Fireman pulling drunk out of burning bed...(Einzelmotiv)

A husband came home....(Einzelmotiv)

My father was never home...(Einzelmotiv)

3 Greeting cards with foil stamped joke, handwritten by the artist, in envelope, with book (signed)
Card size 21.60 × 14.00 cm
Signed and numbered in interior of card
Edition of 100 Single motif


Perfectly beautiful yet strangely faceless, interchangeable fashion models, bare-breasted, long-haired biker chicks posed provocatively on motorcycles ... such incarnations of male fantasies are a feature of many of the works of U.S. artist Richard Prince (born in 1949). He recycles found materials from American popular culture, most often ad images and magazine photos which he rephotographs, repaints or overpaints, arranges in collages or breaks down into fragments, thereby transforming them into works of art.
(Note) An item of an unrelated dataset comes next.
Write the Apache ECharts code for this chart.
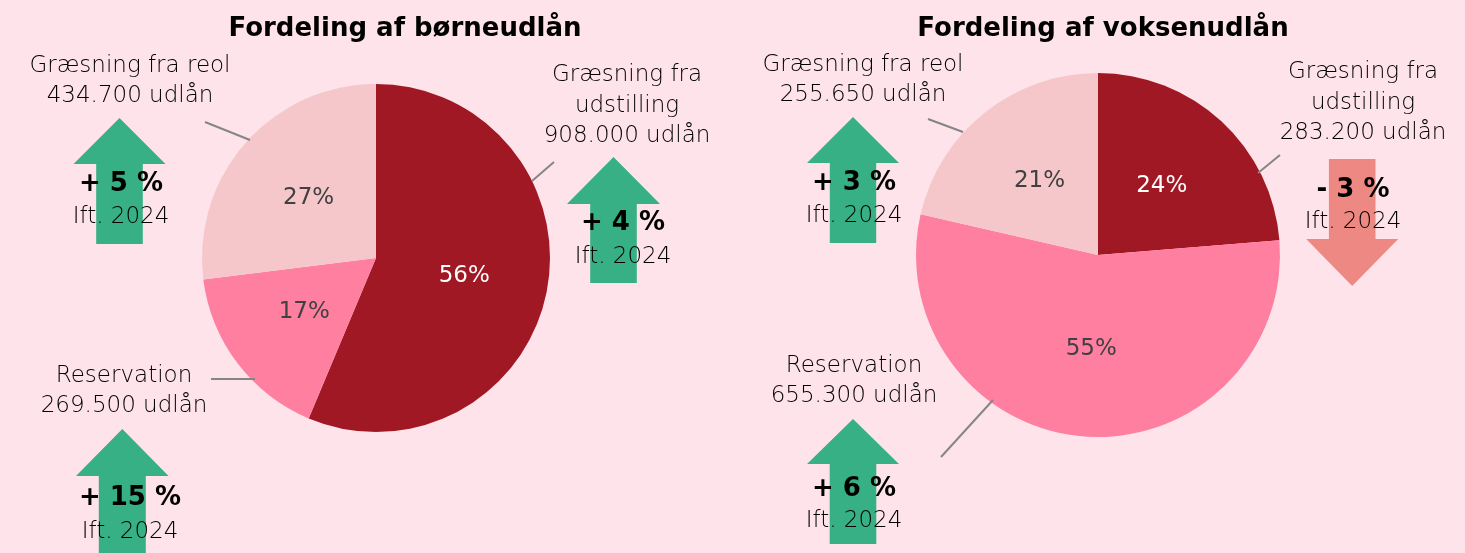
<!DOCTYPE html>
<html>
<head>
<meta charset="utf-8">
<script src="https://cdn.jsdelivr.net/npm/echarts@6/dist/echarts.min.js"></script>
<style>
html,body{margin:0;padding:0;background:#FEE4EA;}
#c{width:1465px;height:553px;}
</style>
</head>
<body>
<div id="c"></div>
<script>
// ---- data ----
const titles = ['Fordeling af børneudlån', 'Fordeling af voksenudlån'];
const categories = ['Græsning fra udstilling', 'Reservation', 'Græsning fra reol'];
const childValues = [908000, 269500, 434700];
const adultValues = [283200, 655300, 255650];
const childChange = [4, 15, 5];   // % vs 2024
const adultChange = [-3, 6, 3];
const compareLabel = 'Ift. 2024';

const sliceColors = ['#A11825', '#FF7FA1', '#F5C7CA'];
const insideLabelColors = ['#FFFFFF', '#404040', '#404040'];
const FONT = 'DejaVu Sans';

function fmt(v){ return String(v).replace(/\B(?=(\d{3})+(?!\d))/g, '.') + ' udlån'; }
function labelLines(i, v){
  if (i === 0) return 'Græsning fra\nudstilling\n' + fmt(v);
  if (i === 1) return 'Reservation\n' + fmt(v);
  return 'Græsning fra reol\n' + fmt(v);
}
function changeText(c){ return (c >= 0 ? '+ ' : '- ') + Math.abs(c) + ' %'; }

function pieSeries(values, center, radius){
  return {
    type: 'pie',
    center: center,
    radius: radius,
    startAngle: 90,
    clockwise: true,
    silent: true,
    label: {
      show: true, position: 'inside',
      fontFamily: FONT, fontSize: 23, fontWeight: 'normal',
      formatter: p => Math.round(p.percent) + '%'
    },
    labelLine: { show: false },
    data: values.map((v, i) => ({
      name: categories[i], value: v,
      itemStyle: { color: sliceColors[i] },
      label: { color: insideLabelColors[i] }
    }))
  };
}

// layout (positions only)
const labelPos = [
  [[627, 106], [124, 391], [130, 81]],
  [[1363, 103], [854, 381], [863, 80]]
];
const leaderLines = [
  [[[532, 181], [554, 162]], [[211, 379], [255, 379]], [[205, 122], [250, 140]]],
  [[[1258, 173], [1280, 155]], [[941, 457], [993, 400]], [[928, 119], [963, 132]]]
];
// arrow geometry: cx, tipY, headBaseY, endY, headHalf, shaftHalf
const arrowGeom = [
  [[613.5, 157, 204, 283, 46.5, 23.3], [122.3, 429, 476, 560, 46.3, 23.5], [119.5, 118, 164, 244, 46, 23.3]],
  [[1352.2, 286, 239, 159, 46, 23.3], [853, 419, 464, 544, 46, 23.3], [853, 117, 163, 243, 46, 23.2]]
];
const changeTextPos = [
  [[623, 223, 257], [130, 498, 532], [121, 184, 217]],
  [[1353, 190, 222], [854, 489, 521], [854, 183, 216]]
];

const graphics = [];
[childValues, adultValues].forEach((vals, p) => {
  const changes = p === 0 ? childChange : adultChange;
  vals.forEach((v, i) => {
    const [x, y] = labelPos[p][i];
    graphics.push({
      type: 'text', x: x, y: y, z: 5,
      style: { text: labelLines(i, v), fill: '#000', font: '300 23px "' + FONT + '"',
               align: 'center', verticalAlign: 'middle', lineHeight: 30.5 }
    });
    const ln = leaderLines[p][i];
    graphics.push({ type: 'line', z: 5,
      shape: { x1: ln[0][0], y1: ln[0][1], x2: ln[1][0], y2: ln[1][1] },
      style: { stroke: '#858585', lineWidth: 2 } });
    const [cx, tip, hb, end, hh, sh] = arrowGeom[p][i];
    const up = changes[i] >= 0;
    graphics.push({ type: 'polygon', z: 3,
      shape: { points: [[cx, tip], [cx + hh, hb], [cx + sh, hb], [cx + sh, end], [cx - sh, end], [cx - sh, hb], [cx - hh, hb]] },
      style: { fill: up ? '#36B084' : '#EE8882' } });
    const [tx, ty1, ty2] = changeTextPos[p][i];
    graphics.push({ type: 'text', x: tx, y: ty1, z: 6,
      style: { text: changeText(changes[i]), fill: '#000', font: 'bold 26px "' + FONT + '"',
               align: 'center', verticalAlign: 'middle' } });
    graphics.push({ type: 'text', x: tx, y: ty2, z: 6,
      style: { text: compareLabel, fill: '#000', font: '300 23px "' + FONT + '"',
               align: 'center', verticalAlign: 'middle' } });
  });
});

const chart = echarts.init(document.getElementById('c'), null, { renderer: 'canvas' });
chart.setOption({
  backgroundColor: '#FEE4EA',
  animation: false,
  title: [
    { text: titles[0], left: 400, top: 24, textAlign: 'center', textVerticalAlign: 'middle',
      textStyle: { fontFamily: FONT, fontWeight: 'bold', fontSize: 26, color: '#000' } },
    { text: titles[1], left: 1098, top: 24, textAlign: 'center', textVerticalAlign: 'middle',
      textStyle: { fontFamily: FONT, fontWeight: 'bold', fontSize: 26, color: '#000' } }
  ],
  series: [
    pieSeries(childValues, [376, 258], 174),
    pieSeries(adultValues, [1098, 255], 182)
  ],
  graphic: graphics
});
</script>
</body>
</html>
Images of women representing various spheres of trivial culture, icons of advertising like the Marlboro Man, and figures borrowed from chauvinist cartoons are central motifs in his art.

Our Collector’s Edition is also associated with the text-images from Richard Prince’s Jokes. Looking like classic Hallmark cards, three greeting cards each feature a joke handwritten by the artist. Here is the wording of the jokes, which have been chosen so that the laughter quickly ceases when one becomes aware of their meaning: My father was never home, he was always away drinking booze. He saw a sigh saying DRINK CANADA DRY. So he went up there.